= C. Terry Warner =

American writer

C. Terry Warner is an American academic, author and business consultant. He founded the Arbinger Institute, which does consulting and training based on his academic work on the foundations of human behavior and self-deception. In writings and seminars, Warner argues that people are responsible for their own actions and even negative emotions which are often used to accuse others rather than responding to their needs, and that people therefore have the power to free their relationships with others from negativity.

Warner holds a PhD from Yale University and is a professor emeritus of philosophy at Brigham Young University. In 1967 he joined the faculty at Brigham Young University, where he served as chair of the Philosophy Department, director of the Honors Program, and dean of the College of General Studies.
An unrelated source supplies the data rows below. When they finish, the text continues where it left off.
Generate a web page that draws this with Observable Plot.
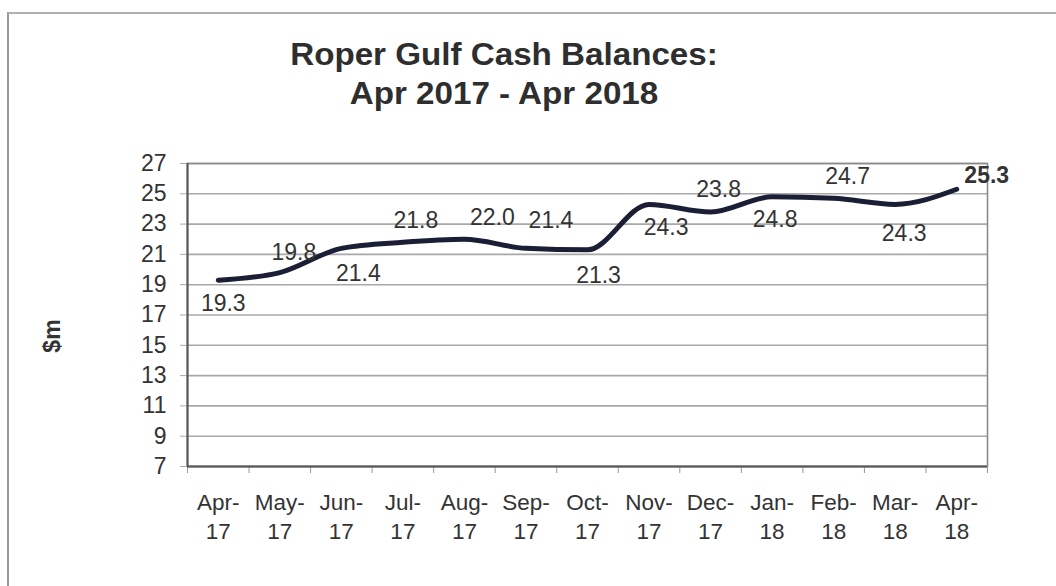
<!DOCTYPE html>
<html>
<head>
<meta charset="utf-8">
<script src="https://cdn.jsdelivr.net/npm/d3@7"></script>
<script src="https://cdn.jsdelivr.net/npm/@observablehq/plot@0.6"></script>
<style>
  html, body { margin: 0; padding: 0; background: #fff; }
  #page { position: relative; width: 1056px; height: 586px; overflow: hidden; font-family: "Liberation Sans", Arial, sans-serif; }
  #border { position: absolute; left: 7px; top: 12px; width: 1060px; height: 600px; border-left: 2px solid #9a9a9a; border-top: 2px solid #b0b0b0; }
  #title { position: absolute; left: 0; top: 35px; width: 1008px; text-align: center; font-weight: bold; font-size: 31px; line-height: 39px; color: #2e2e2e; transform: scaleX(1.07); transform-origin: 504px 0; }
  #ylabel { position: absolute; left: 52px; top: 336px; transform: translate(-50%, -50%) rotate(-90deg); font-weight: bold; font-size: 23px; color: #333; white-space: nowrap; }
  #chart { position: absolute; left: 0; top: 0; }
</style>
</head>
<body>
<div id="page">
  <div id="border"></div>
  <div id="chart"></div>
  <div id="title">Roper Gulf Cash Balances:<br>Apr 2017 - Apr 2018</div>
  <div id="ylabel">$m</div>
</div>
<script>
const months = ["Apr", "May", "Jun", "Jul", "Aug", "Sep", "Oct", "Nov", "Dec", "Jan", "Feb", "Mar", "Apr"];
const years = ["17", "17", "17", "17", "17", "17", "17", "17", "17", "18", "18", "18", "18"];
const balances = [19.3, 19.8, 21.4, 21.8, 22.0, 21.4, 21.3, 24.3, 23.8, 24.8, 24.7, 24.3, 25.3];
const valueLabels = ["19.3", "19.8", "21.4", "21.8", "22.0", "21.4", "21.3", "24.3", "23.8", "24.8", "24.7", "24.3", "25.3"];
const yTicks = [7, 9, 11, 13, 15, 17, 19, 21, 23, 25, 27];

// label placement (pixel offsets from each point), layout only
const labelOffsets = [[5, 23], [14, -20], [17, 25], [13, -22], [28, -22], [25, -28], [11, 26], [17, 23], [8, -22], [3, 23], [14, -22], [9, 29], [30, -14]];

const idx = d3.range(months.length);
const boundaries = d3.range(months.length + 1).map(i => i - 0.5);

const labelMarks = idx.map(i => Plot.text([i], {
  x: d => d,
  y: d => balances[d],
  text: d => valueLabels[d],
  dx: labelOffsets[i][0],
  dy: labelOffsets[i][1],
  fontSize: 23,
  fontWeight: i === idx.length - 1 ? "bold" : "normal",
  fill: "#333",
  lineAnchor: "middle"
}));

const chart = Plot.plot({
  width: 1056,
  height: 586,
  marginTop: 163,
  marginBottom: 120,
  marginLeft: 187,
  marginRight: 69,
  style: { fontFamily: "'Liberation Sans', Arial, sans-serif", background: "transparent", color: "#333" },
  x: { type: "linear", domain: [-0.5, 12.5] },
  y: { domain: [7, 27] },
  marks: [
    Plot.gridY(yTicks, { stroke: "#a8a8a8", strokeOpacity: 1, strokeWidth: 1.6 }),
    Plot.frame({ stroke: "#8a8a8a", strokeWidth: 1.6 }),
    Plot.axisY({ ticks: yTicks, tickSize: 7, tickPadding: 14, fontSize: 23, stroke: "#a8a8a8", label: null, tickFormat: d => String(d) }),
    Plot.axisX({ ticks: boundaries, tickSize: 7, tickFormat: () => "", stroke: "#999", label: null }),
    Plot.axisX({ ticks: idx, tickSize: 0, tickPadding: 22, fontSize: 22.5, lineHeight: 1.32, label: null,
      tickFormat: i => months[i] + "-\n" + years[i] }),
    Plot.ruleX([-0.5], { stroke: "#555", strokeWidth: 2 }),
    Plot.ruleY([7], { stroke: "#555", strokeWidth: 2 }),
    Plot.line(idx, { x: d => d, y: d => balances[d], curve: "monotone-x", stroke: "#1b1f36", strokeWidth: 5, strokeLinecap: "round", strokeLinejoin: "round" }),
    ...labelMarks
  ]
});
document.getElementById("chart").appendChild(chart);
</script>
</body>
</html>
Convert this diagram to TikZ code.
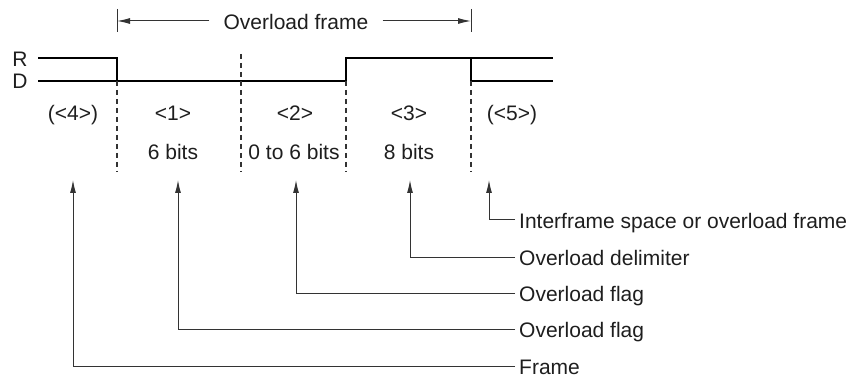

Among Warner's students was Steven Covey, author of The 7 Habits of Highly Effective People. He was a visiting senior member of Linacre College, Oxford University.

==Arbinger Institute==
Warner started the Arbinger Institute, in 1979, a leadership training and consulting firm, which has produced Leadership and Self-Deception a book recommended in a 2018 CNBC article called "Best Business Books Recommended by Bill Gates, Barack Obama and other successful people." The book focuses on seeing people as people rather than objects to overcome self-deception in the workplace.

The Arbinger Institute has two headquarters and more than 26 international partners.
- U.S.A. / State of Utah
- Germany / Hamburg
- United Kingdom / Buckinghamshire
- Sweden / Sweden
- Israel / Israel
- China / Shanghai
- Korea / Seoul
- Japan / Fukuoka

==Publications==
- Bonds That Make Us Free: Healing Our Relationships, Coming to Ourselves, Salt Lake City, UT: Shadow Mountain Press, 2001.
- Oxford Papers, 1997.
- The Possibility of Language: A Discussion of the Nature of Language, With Implications for Human and Machine Translation (Benjamins Translation Library, Vol 14) with Alan K. Melby. December 1995.
- Bonds of Anguish, Bonds of Love, 1995.
- Honest, Simple, Solid, True, a speech given on 16 January 1996. (Christian message) MP3 Version
- Arm the Children: Faith's Response to a Violent World, BYU Studies Monographs with Arthur Henry King and Daryl Hague. September 1998.
- Why We Forgive Audio CD - June 2006.

Warner's book Bonds that Make Us Free: Healing Our Relationships, Coming to Ourselves is a self-help book that focuses on repairing damaged relationships and finding joy. In a review in Journal of Marital and Family Therapy, Tom Milholland says that Warner "uses an amazing blend of philosophy, theology, and psychology to provide insight and solutions..."

==The Education in Zion Project==

Dr. Warner was the founding curator and exhibit director of the Education in Zion Gallery at Brigham Young University until he retired in 2009. The permanent exhibition, Education in Zion, tells the history of education in The Church of Jesus Christ of Latter-day Saints. The exhibition opened in the summer of 2008 and is in the Joseph F. Smith Building on Brigham Young University campus.